The basic relationship between MC and RH is given below, with a third column for the equilibrium moisture content (EMC) which is a property of the air.
0% RH = 0% MC = 0% EMC
30% RH = 6% MC = 6% EMC
50% RH = 9% MC = 9% EMC
65% RH = 12% MC = 12% EMC
80% RH = 16% MC = 16% EMC
99% RH = 28% MC (approx.) = 28% EMC (approx.)

Note that most heated homes and offices will run 6% EMC in the wintertime and even a bit lower. In the summertime, 9% EMC is common. Outside in most of North America, the outside is 12% EMC, summer and winter. In coastal locations, 16% EMC outside is common.

When air is heated, its RH drops unless moisture is added (that is, the air is humidified). For example, if it is 30 degrees F outside and 100% RH = 28% EMC; snowing or foggy perhaps) and that outside air is brought into a home or office and heated, the following will be seen:
Heated to 40 F will result in 68% RH and 13% EMC.

Heated to 50 F will result in 47% RH and 9% EMC.
Heated to 60 F will result in 34% RH and 7% EMC.
Heated to 70 F will result in 24% RH and 5% EMC.

Note in the above that a home with plants, cooking, bathroom showers and so on will add moisture, so these values might be a bit low, but not much. Of course, using a humidifier will increase these values; offices are not humidified too often, although such higher humidity would help keep static off of paper used in high speed copy machines, etc.

Because purchased wood is often around 9% MC (actually too high, but that is reality for some folks; I suggest 7.5% maximum MC) and a shop can run around 5% EMC, some folks are tempted to increase the shop air to about 50% RH. Indeed this will eliminate problems in manufacturing, but it actually only postpones the shrinkage until the customer gets the wood in his/her dry home or office. Do not over-humidify a shop.

Checking and recording on paper the MC of wood you are using and the RH of your shop using fairly inexpensive instruments is a prudent thing to do. It provides documentation to prove that you did the right thing regarding MC so that subsequent MC problems are not your fault - assuming you would not use wood that had incorrect MC readings and that you would not keep a shop at the wrong RH or EMC. (Sometimes this approach is called CYA.)

Once a piece of wood or a wood product is put into a fairly tight container, including wrapped in plastic or into a closed truck or trailer van (that is, liquid water cannot get in and there is little RH exchange with the outside), the MC will not change in transit or storage, regardless of the temperature. For 100 pounds of wood to change by 2% MC will require the addition or loss of one quart of water...that is a lot of water to be brought into a container by merely exchanging a small amount of air with the outside. It would involve bringing in more than 1000 cubic feet of humid air and this is just for one 100 pound piece of cabinetry, furniture or flooring. I hope this helps. Does anyone have any questions?

Forum Responses
(Architectural Woodworking Forum)
From contributor J:
Wood does expand and contract with temperature. Doors I built and installed in south Florida move quite a bit with temperatures at over 100 degrees in the summer to sometimes in the 30's in the winter. This is with keeping a MC (depending on species) of 6% year-round.
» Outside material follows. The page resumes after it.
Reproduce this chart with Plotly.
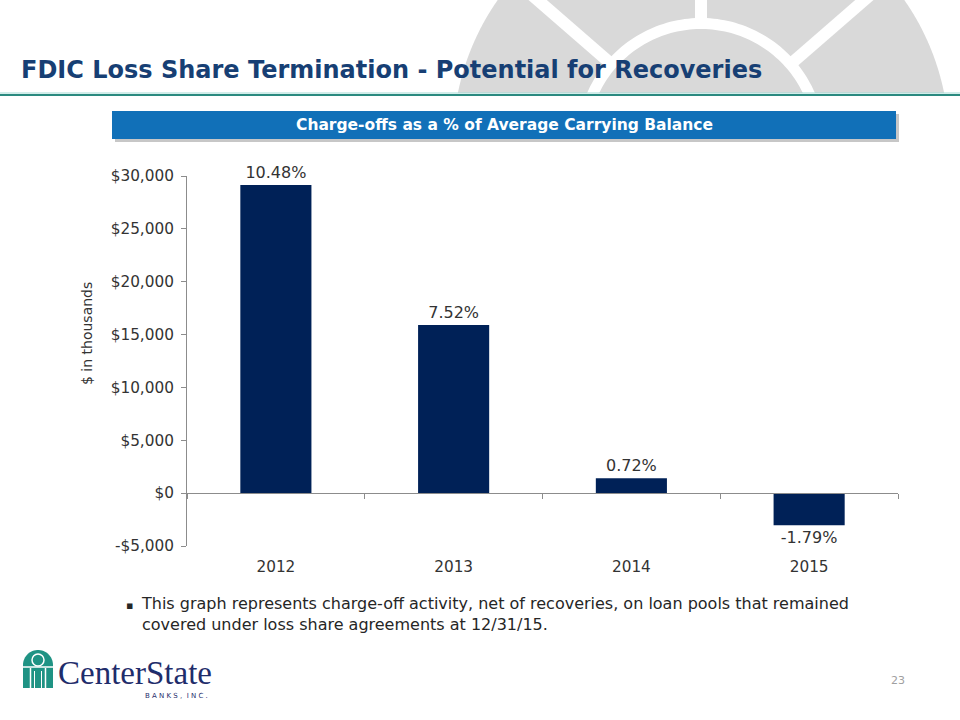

I learned the hard way (as we all do) to increase my astragal/active reveal to 3/16" on outswing doors. This may raise some eyebrows and it has with a couple of builders. But even if I rely on a perfect install, doors seem to do funny things in the heat regardless of MC or RH.

In a chart I found called "Rates of Thermal Movement for Common Materials" (coefficient of expansion) published by AAMA states: "Range of movement based on a100 degree change using an 8 foot section of material". Range of movement for wood: 1/64" to 1/32". In most situations those numbers are negligible, but I believe it's not to be overlooked. For what it's worth, spend the extra money for a good meter.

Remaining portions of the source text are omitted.